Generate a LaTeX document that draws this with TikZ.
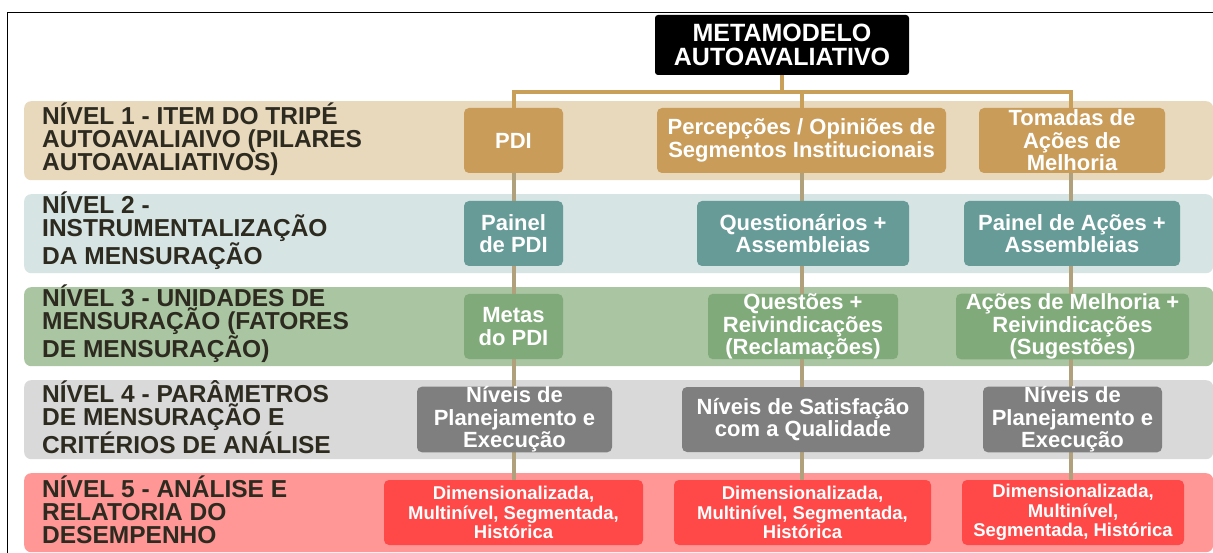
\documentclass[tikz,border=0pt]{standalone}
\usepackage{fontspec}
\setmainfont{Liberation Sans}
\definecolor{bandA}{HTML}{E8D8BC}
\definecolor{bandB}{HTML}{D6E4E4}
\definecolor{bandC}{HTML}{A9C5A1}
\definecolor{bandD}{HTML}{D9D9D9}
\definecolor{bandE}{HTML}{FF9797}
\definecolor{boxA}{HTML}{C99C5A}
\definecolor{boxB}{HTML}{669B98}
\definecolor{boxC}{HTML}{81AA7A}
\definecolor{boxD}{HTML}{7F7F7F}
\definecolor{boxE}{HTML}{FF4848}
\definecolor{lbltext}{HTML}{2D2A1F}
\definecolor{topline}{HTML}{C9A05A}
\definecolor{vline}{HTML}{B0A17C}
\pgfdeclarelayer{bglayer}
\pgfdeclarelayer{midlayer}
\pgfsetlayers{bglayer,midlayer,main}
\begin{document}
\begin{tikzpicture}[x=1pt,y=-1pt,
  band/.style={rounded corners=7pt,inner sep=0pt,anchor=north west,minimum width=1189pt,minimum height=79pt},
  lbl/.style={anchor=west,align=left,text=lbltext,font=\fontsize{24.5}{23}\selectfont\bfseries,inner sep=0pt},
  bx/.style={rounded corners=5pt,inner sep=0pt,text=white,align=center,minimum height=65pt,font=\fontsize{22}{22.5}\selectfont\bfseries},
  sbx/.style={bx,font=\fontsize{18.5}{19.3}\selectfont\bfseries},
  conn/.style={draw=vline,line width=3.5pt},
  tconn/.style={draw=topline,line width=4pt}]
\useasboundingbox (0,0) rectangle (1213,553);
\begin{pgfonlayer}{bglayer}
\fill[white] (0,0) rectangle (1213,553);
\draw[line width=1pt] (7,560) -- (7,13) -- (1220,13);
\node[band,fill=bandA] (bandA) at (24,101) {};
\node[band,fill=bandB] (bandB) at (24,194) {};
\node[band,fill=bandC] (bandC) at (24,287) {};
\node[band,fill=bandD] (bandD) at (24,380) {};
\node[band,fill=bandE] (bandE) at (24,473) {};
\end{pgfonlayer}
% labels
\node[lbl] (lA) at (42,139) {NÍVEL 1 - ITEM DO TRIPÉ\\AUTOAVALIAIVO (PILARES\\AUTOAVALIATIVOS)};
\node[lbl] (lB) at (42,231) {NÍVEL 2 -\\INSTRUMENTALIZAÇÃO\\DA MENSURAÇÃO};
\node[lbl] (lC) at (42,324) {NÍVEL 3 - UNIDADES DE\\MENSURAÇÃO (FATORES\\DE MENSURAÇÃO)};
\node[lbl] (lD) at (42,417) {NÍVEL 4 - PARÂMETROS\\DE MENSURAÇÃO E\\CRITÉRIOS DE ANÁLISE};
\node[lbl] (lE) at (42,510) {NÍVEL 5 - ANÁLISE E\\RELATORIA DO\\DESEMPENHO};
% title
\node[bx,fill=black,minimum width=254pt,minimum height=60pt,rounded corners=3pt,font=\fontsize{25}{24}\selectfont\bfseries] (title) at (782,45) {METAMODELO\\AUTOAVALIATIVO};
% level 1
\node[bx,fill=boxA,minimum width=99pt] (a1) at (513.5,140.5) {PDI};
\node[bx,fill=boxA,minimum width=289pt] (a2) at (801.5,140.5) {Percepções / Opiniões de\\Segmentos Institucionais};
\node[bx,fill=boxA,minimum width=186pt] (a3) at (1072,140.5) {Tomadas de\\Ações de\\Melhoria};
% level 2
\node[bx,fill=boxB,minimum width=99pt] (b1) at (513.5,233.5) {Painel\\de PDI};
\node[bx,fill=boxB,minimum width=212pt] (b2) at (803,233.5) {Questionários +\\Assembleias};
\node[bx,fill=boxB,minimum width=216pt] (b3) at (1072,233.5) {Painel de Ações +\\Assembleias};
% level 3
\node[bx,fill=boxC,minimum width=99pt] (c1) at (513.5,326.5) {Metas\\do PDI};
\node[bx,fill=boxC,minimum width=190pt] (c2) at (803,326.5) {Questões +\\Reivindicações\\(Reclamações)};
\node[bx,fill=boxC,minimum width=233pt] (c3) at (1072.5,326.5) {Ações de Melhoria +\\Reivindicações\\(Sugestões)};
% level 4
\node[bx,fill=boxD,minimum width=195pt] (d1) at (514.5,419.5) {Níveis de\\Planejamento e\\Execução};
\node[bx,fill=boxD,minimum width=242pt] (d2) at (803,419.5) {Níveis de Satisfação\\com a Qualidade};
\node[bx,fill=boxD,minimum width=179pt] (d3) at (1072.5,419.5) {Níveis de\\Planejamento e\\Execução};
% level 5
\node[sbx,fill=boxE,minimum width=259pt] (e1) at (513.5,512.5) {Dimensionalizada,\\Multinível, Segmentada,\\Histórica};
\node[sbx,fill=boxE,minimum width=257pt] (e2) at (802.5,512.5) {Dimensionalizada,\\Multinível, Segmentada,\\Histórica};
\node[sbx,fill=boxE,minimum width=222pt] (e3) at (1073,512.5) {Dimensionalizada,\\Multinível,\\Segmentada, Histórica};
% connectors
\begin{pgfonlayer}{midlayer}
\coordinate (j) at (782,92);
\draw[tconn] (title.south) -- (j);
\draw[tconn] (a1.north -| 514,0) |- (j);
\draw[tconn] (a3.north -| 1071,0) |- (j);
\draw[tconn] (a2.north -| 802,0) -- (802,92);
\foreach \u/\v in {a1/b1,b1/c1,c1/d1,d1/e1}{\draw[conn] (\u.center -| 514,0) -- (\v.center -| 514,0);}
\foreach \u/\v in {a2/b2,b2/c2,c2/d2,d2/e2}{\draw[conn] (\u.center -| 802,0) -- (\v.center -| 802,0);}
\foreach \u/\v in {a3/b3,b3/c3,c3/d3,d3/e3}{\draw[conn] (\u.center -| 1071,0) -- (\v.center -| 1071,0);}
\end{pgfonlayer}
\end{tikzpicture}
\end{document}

_ _ _ _ _ _ _

WRITTEN EXERCISE — Write out the whole listing again, exactly, with no pictures.

RESULT —
Generate a LaTeX document that draws this with TikZ.
\documentclass[tikz,border=0pt]{standalone}
\usepackage{fontspec}
\setmainfont{Liberation Sans}
\definecolor{bandA}{HTML}{E8D8BC}
\definecolor{bandB}{HTML}{D6E4E4}
\definecolor{bandC}{HTML}{A9C5A1}
\definecolor{bandD}{HTML}{D9D9D9}
\definecolor{bandE}{HTML}{FF9797}
\definecolor{boxA}{HTML}{C99C5A}
\definecolor{boxB}{HTML}{669B98}
\definecolor{boxC}{HTML}{81AA7A}
\definecolor{boxD}{HTML}{7F7F7F}
\definecolor{boxE}{HTML}{FF4848}
\definecolor{lbltext}{HTML}{2D2A1F}
\definecolor{topline}{HTML}{C9A05A}
\definecolor{vline}{HTML}{B0A17C}
\pgfdeclarelayer{bglayer}
\pgfdeclarelayer{midlayer}
\pgfsetlayers{bglayer,midlayer,main}
\begin{document}
\begin{tikzpicture}[x=1pt,y=-1pt,
  band/.style={rounded corners=7pt,inner sep=0pt,anchor=north west,minimum width=1189pt,minimum height=79pt},
  lbl/.style={anchor=west,align=left,text=lbltext,font=\fontsize{24.5}{23}\selectfont\bfseries,inner sep=0pt},
  bx/.style={rounded corners=5pt,inner sep=0pt,text=white,align=center,minimum height=65pt,font=\fontsize{22}{22.5}\selectfont\bfseries},
  sbx/.style={bx,font=\fontsize{18.5}{19.3}\selectfont\bfseries},
  conn/.style={draw=vline,line width=3.5pt},
  tconn/.style={draw=topline,line width=4pt}]
\useasboundingbox (0,0) rectangle (1213,553);
\begin{pgfonlayer}{bglayer}
\fill[white] (0,0) rectangle (1213,553);
\draw[line width=1pt] (7,560) -- (7,13) -- (1220,13);
\node[band,fill=bandA] (bandA) at (24,101) {};
\node[band,fill=bandB] (bandB) at (24,194) {};
\node[band,fill=bandC] (bandC) at (24,287) {};
\node[band,fill=bandD] (bandD) at (24,380) {};
\node[band,fill=bandE] (bandE) at (24,473) {};
\end{pgfonlayer}
% labels
\node[lbl] (lA) at (42,139) {NÍVEL 1 - ITEM DO TRIPÉ\\AUTOAVALIAIVO (PILARES\\AUTOAVALIATIVOS)};
\node[lbl] (lB) at (42,231) {NÍVEL 2 -\\INSTRUMENTALIZAÇÃO\\DA MENSURAÇÃO};
\node[lbl] (lC) at (42,324) {NÍVEL 3 - UNIDADES DE\\MENSURAÇÃO (FATORES\\DE MENSURAÇÃO)};
\node[lbl] (lD) at (42,417) {NÍVEL 4 - PARÂMETROS\\DE MENSURAÇÃO E\\CRITÉRIOS DE ANÁLISE};
\node[lbl] (lE) at (42,510) {NÍVEL 5 - ANÁLISE E\\RELATORIA DO\\DESEMPENHO};
% title
\node[bx,fill=black,minimum width=254pt,minimum height=60pt,rounded corners=3pt,font=\fontsize{25}{24}\selectfont\bfseries] (title) at (782,45) {METAMODELO\\AUTOAVALIATIVO};
% level 1
\node[bx,fill=boxA,minimum width=99pt] (a1) at (513.5,140.5) {PDI};
\node[bx,fill=boxA,minimum width=289pt] (a2) at (801.5,140.5) {Percepções / Opiniões de\\Segmentos Institucionais};
\node[bx,fill=boxA,minimum width=186pt] (a3) at (1072,140.5) {Tomadas de\\Ações de\\Melhoria};
% level 2
\node[bx,fill=boxB,minimum width=99pt] (b1) at (513.5,233.5) {Painel\\de PDI};
\node[bx,fill=boxB,minimum width=212pt] (b2) at (803,233.5) {Questionários +\\Assembleias};
\node[bx,fill=boxB,minimum width=216pt] (b3) at (1072,233.5) {Painel de Ações +\\Assembleias};
% level 3
\node[bx,fill=boxC,minimum width=99pt] (c1) at (513.5,326.5) {Metas\\do PDI};
\node[bx,fill=boxC,minimum width=190pt] (c2) at (803,326.5) {Questões +\\Reivindicações\\(Reclamações)};
\node[bx,fill=boxC,minimum width=233pt] (c3) at (1072.5,326.5) {Ações de Melhoria +\\Reivindicações\\(Sugestões)};
% level 4
\node[bx,fill=boxD,minimum width=195pt] (d1) at (514.5,419.5) {Níveis de\\Planejamento e\\Execução};
\node[bx,fill=boxD,minimum width=242pt] (d2) at (803,419.5) {Níveis de Satisfação\\com a Qualidade};
\node[bx,fill=boxD,minimum width=179pt] (d3) at (1072.5,419.5) {Níveis de\\Planejamento e\\Execução};
% level 5
\node[sbx,fill=boxE,minimum width=259pt] (e1) at (513.5,512.5) {Dimensionalizada,\\Multinível, Segmentada,\\Histórica};
\node[sbx,fill=boxE,minimum width=257pt] (e2) at (802.5,512.5) {Dimensionalizada,\\Multinível, Segmentada,\\Histórica};
\node[sbx,fill=boxE,minimum width=222pt] (e3) at (1073,512.5) {Dimensionalizada,\\Multinível,\\Segmentada, Histórica};
% connectors
\begin{pgfonlayer}{midlayer}
\coordinate (j) at (782,92);
\draw[tconn] (title.south) -- (j);
\draw[tconn] (a1.north -| 514,0) |- (j);
\draw[tconn] (a3.north -| 1071,0) |- (j);
\draw[tconn] (a2.north -| 802,0) -- (802,92);
\foreach \u/\v in {a1/b1,b1/c1,c1/d1,d1/e1}{\draw[conn] (\u.center -| 514,0) -- (\v.center -| 514,0);}
\foreach \u/\v in {a2/b2,b2/c2,c2/d2,d2/e2}{\draw[conn] (\u.center -| 802,0) -- (\v.center -| 802,0);}
\foreach \u/\v in {a3/b3,b3/c3,c3/d3,d3/e3}{\draw[conn] (\u.center -| 1071,0) -- (\v.center -| 1071,0);}
\end{pgfonlayer}
\end{tikzpicture}
\end{document}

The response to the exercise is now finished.